A few days earlier, at the Comedy Cellar in Greenwich Village, Schumer takes the stage and introduces herself to the audience as a “very famous model.” Wearing a New York City uniform of head-to-toe black, with her blond hair pulled back in a jaunty ponytail, she surveys the crowd and revises her bio. “Actually, I’m a bag of mashed potatoes.” As Schumer told Jimmy Kimmel last fall, this description of her body–which, she adds, totally made her crave mashed potatoes–came to her care of an Internet troll.

Back in the hotel suite, she tells me, “A big part of becoming a funny person was a major defense mechanism. Onstage, especially as a woman, I’ve had to be really tough. The second you show a crack, the audience can literally leave.” When she started out as a comic, her goal was simply to coax laughter, and her bawdy humor–riffs on one-night stands and Internet porn–did just that. Eventually, she began to see comedy as an opportunity to inform audiences about issues she cared about. A writer later described her show as “sneaking shaved carrots into brownies,” she recalls, and the notion of a stealth agenda stuck with her.

Right now, though, she’s more interested in talking about overt agendas. She became a gun-control activist three years ago after a gunman opened fire at a showing of Trainwreck in Lafayette, La., killing two women. She’s also part of the Time’s Up initiative, which was organized in the wake of Hollywood’s sexual-abuse scandals. “Is this the biggest bummer of an interview?” she asks, aware that her monologue about the “nightmare” that is the Trump Administration (Schumer was an outspoken Clinton supporter) is not what readers might expect from one of today’s most reliable purveyors of laughs. She’s so bummed out by the political climate, she says, “I’ve been doing less standup, just because it’s not funny.” At one point in our conversation, tears come to her eyes.

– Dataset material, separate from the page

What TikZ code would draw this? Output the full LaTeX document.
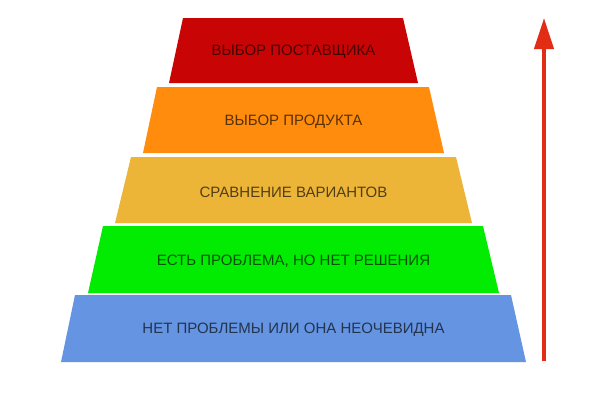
\documentclass[tikz,border=0pt]{standalone}
\usepackage{fontspec}
\setmainfont{Liberation Sans}
\usetikzlibrary{arrows.meta}
\definecolor{layerred}{RGB}{200,4,4}
\definecolor{layerorange}{RGB}{255,140,12}
\definecolor{layeryellow}{RGB}{236,181,56}
\definecolor{layergreen}{RGB}{2,236,2}
\definecolor{layerblue}{RGB}{100,148,226}
\definecolor{arrowred}{RGB}{226,44,20}
\begin{document}
\begin{tikzpicture}[x=1pt,y=-1pt,
    layer/.style={fill=#1,draw=none},
    caption/.style={font=\fontsize{15}{18}\selectfont,text=#1!35!black,inner sep=0pt}]
      \useasboundingbox[fill=white] (0,0) rectangle (615,416);

      % top layer
      \coordinate (r1) at (183,18);
      \coordinate (r2) at (403,18);
      \coordinate (r3) at (418,83);
      \coordinate (r4) at (169,83);
      \fill[layer=layerred] (r1) -- (r2) -- (r3) -- (r4) -- cycle;
      \node[caption=layerred] (supplier) at (293.5,52) {ВЫБОР ПОСТАВЩИКА};

      \coordinate (o1) at (157,87);
      \coordinate (o2) at (429,87);
      \coordinate (o3) at (444,153);
      \coordinate (o4) at (143,153);
      \fill[layer=layerorange] (o1) -- (o2) -- (o3) -- (o4) -- cycle;
      \node[caption=layerorange] (product) at (293.5,122) {ВЫБОР ПРОДУКТА};

      \coordinate (y1) at (131,157);
      \coordinate (y2) at (456,157);
      \coordinate (y3) at (472,223);
      \coordinate (y4) at (115,223);
      \fill[layer=layeryellow] (y1) -- (y2) -- (y3) -- (y4) -- cycle;
      \node[caption=layeryellow] (compare) at (293.5,192) {СРАВНЕНИЕ ВАРИАНТОВ};

      \coordinate (g1) at (103,226);
      \coordinate (g2) at (483,226);
      \coordinate (g3) at (499,293);
      \coordinate (g4) at (88,293);
      \fill[layer=layergreen] (g1) -- (g2) -- (g3) -- (g4) -- cycle;
      \node[caption=layergreen] (problem) at (293.5,261) {ЕСТЬ ПРОБЛЕМА, НО НЕТ РЕШЕНИЯ};

      % bottom layer
      \coordinate (b1) at (75,295);
      \coordinate (b2) at (511,295);
      \coordinate (b3) at (526,362);
      \coordinate (b4) at (61,362);
      \fill[layer=layerblue] (b1) -- (b2) -- (b3) -- (b4) -- cycle;
      \node[caption=layerblue] (noproblem) at (293.5,330) {НЕТ ПРОБЛЕМЫ ИЛИ ОНА НЕОЧЕВИДНА};

      % arrow on the right
      \coordinate (a0) at (544,361);
      \coordinate (a1) at (544,18);
      \draw[arrowred,line width=4pt,-{Triangle[length=31pt,width=19pt]}] (a0) -- (a1);
    \end{tikzpicture}
\end{document}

She knows speaking out about political issues will directly impact her career. It’s happened before, when so-called alt-right activists organized to rate her Netflix special poorly. “There will be a movement on Reddit to try and get the movie voted down, to actually hurt me,” she says. “But I’m not going to let that slow me down.” She’s taking it upon herself to call out harmful behavior when she sees it. Just the other day, she corrected a male interviewer who called her a “lady boss,” calmly explaining that she’d rather just be called a boss.

She gets called out herself sometimes–an occupational hazard for a comedian for whom few subjects are off-limits. She recalls a 2016 tribute she made to Beyoncé’s song “Formation,” sanctioned by Beyoncé and released on Jay-Z’s streaming platform, Tidal, which was criticized as a white feminist’s tone-deaf response to an anthem of black female pride. “I knew what my intention was, but the intention didn’t really matter, and it upset people,” she says. “I’ve learned a lot since then. I don’t want to hurt anybody … I really am a chick from Long Island who’s just learning along with everyone. So whatever sh-t comes out of my mouth–and I f-ck up all the time–just know that I’m trying my best.”

After our interview, the elevator ferrying us to the lobby of the “affair” hotel stops, and two men in suits walk in. One stands with his back inches from Schumer’s face, like something out of Candid Camera. “Sir, that’s a little close,” she says, firmly but politely. He startles, apparently unaware of the intrusion. “A little personal space, please,” she adds. Not every fight is the Battle of Gettysburg. But for Schumer, even the little things are worth calling attention to.